Fairytales
The first time I ever began to seriously contemplate my existence, I was around 10 or 11 years old, I think, laying on the floor of a double-wide trailer house with a leaky roof. We had just moved across the Texas state line, technically considered “Bivins, Texas”. Sometimes, when it would storm, I would sleep on the living room floor, balled up with a blanket and pillow at the foot of the sofa and loveseat.
This was partly because I was scared of storms, but also because I used have these weird, inexplicable nightmares wherein I would seemingly become frozen in time (though, still able to move my body), during which the walls would simultaneously expand and collapse to the sound of an unbearable shrieking noise that, to this day, I cannot entirely explain. They would sometimes even continue past the point of waking up; although, at times, it might be more accurate to have described the noise akin to a loud ring emanating from a gong. I would become stuck in a waking nightmare for several minutes or so, albeit still able to move, unlike during that of a night terror, yet still, almost too discombobulated to do so. It was weird, and these events were perhaps the most terrifying experiences I have ever had in my life.

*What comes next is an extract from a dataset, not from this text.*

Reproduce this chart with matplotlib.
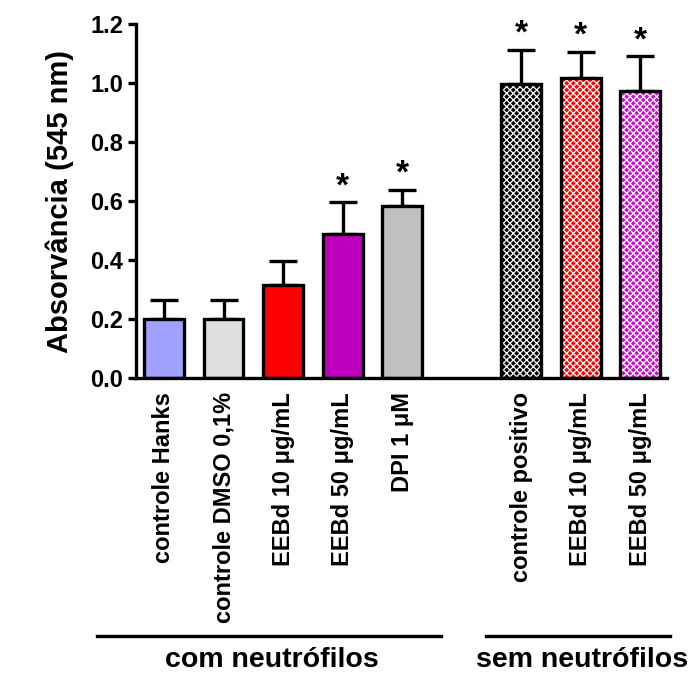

When this would happen, especially during a thunderstorm, I would always want to be closer to my parents’ bedroom, though they never quite knew the reason because I never knew how to explain any of this to them. Anyway, from that spot on the floor, I was able to see into the backyard through the sliding-glass door that lead onto the back porch, with everything illuminated from overhead by a streetlight atop a telephone poll that sat just at edge of the treeline, with nary a street in sight, by the way, just woods, woods, and more woods!
When it would storm really badly, I could see the trees swaying hard in the wind. At times, these storms seemed monstrous, with many a tree branch swaying and creaking amid powerful winds. But, there was a certain serenity to it all, during which I would just lay there, cuddling my pillow and peering out into the wind, the rain, and the never ending darkness, for hours on end, so often falling asleep to rhythmic sounds of thunder, rain, and tinkling kettles positioned on floor to catch rainwater from all the leaks.
This wasn’t the first period of my life during which I had introspective thoughts, not by a long shot; however, it was around this time that I began to ask certain questions. Moreover, it was around this time that I began to consider certain answers to these questions, the gist of it being, “Why?” “Why me?” “Why this?” “What even is this?” (I’ll let you know when I’ve found an answer.)
I didn’t think there was any harm in asking these questions, not as a child, anyway. Life just kinda…didn’t seem fair to me back then, for a number of reasons, none of which I care to go into, here. I just…don’t really remember being happy as a kid, is all. But, I knew happiness was out there somewhere. You just have to keep looking, keep trying, keep waiting, and it’ll eventually happen for you, too! I mean, it has to, right?
Everyone was always so happy in the movies, the stories, the books, the video games—all things had a happy ending, eventually. I just told myself I had to wait until it was my turn. I won’t go into the myriad reasons I wasn’t happy as a child, and by no means am I claiming to have had it the worst or something. Although, I suppose that’s all subjective, isn’t it? Existence, by its very nature, is subjective.
Anyway, we all grow up being told these narratives, as it were, that don’t even remotely reflect this reality of ours—as in, it barely, in any way, shape, or form, conforms to these narratives we create. If anything, these narratives are more like really bad metaphors, but we keep constructing these really bad metaphors, now, don’t we? Out of hope, fear, desperation—all so that one day, we, too, will have a happy ending.
It just doesn’t seem fair, when you really think about it. It seems as if we only set ourselves up for disappointment, unless you happen to be one of the fortunate few across time and space within this saga we call “human history”. Makes me wonder if any of this shit ever really happens like that, or if we just so desperately keep lying to ourselves to make ourselves feel better about the really shitty reality in which we seem to have emerged, for no apparent fucking reason at all.
That’s the part no one seems ready to admit, I think, if even because we simply can’t admit this. We need to believe in these fairytales, for the alternative might very well be only despair, and then, where does that leave us? I don’t know, I don’t have an answer to that, nor am I supposed to, but I think some of us would have better appreciated having had to come up with our own ways to cope with this existence, rather than being fed all this fanciful, mystic bullshit from the very start. Not sure who, or what, is to blame for this trend, as if it even matters. We are what we are, right? Try, as we might, to be anything and everything else we can imagine.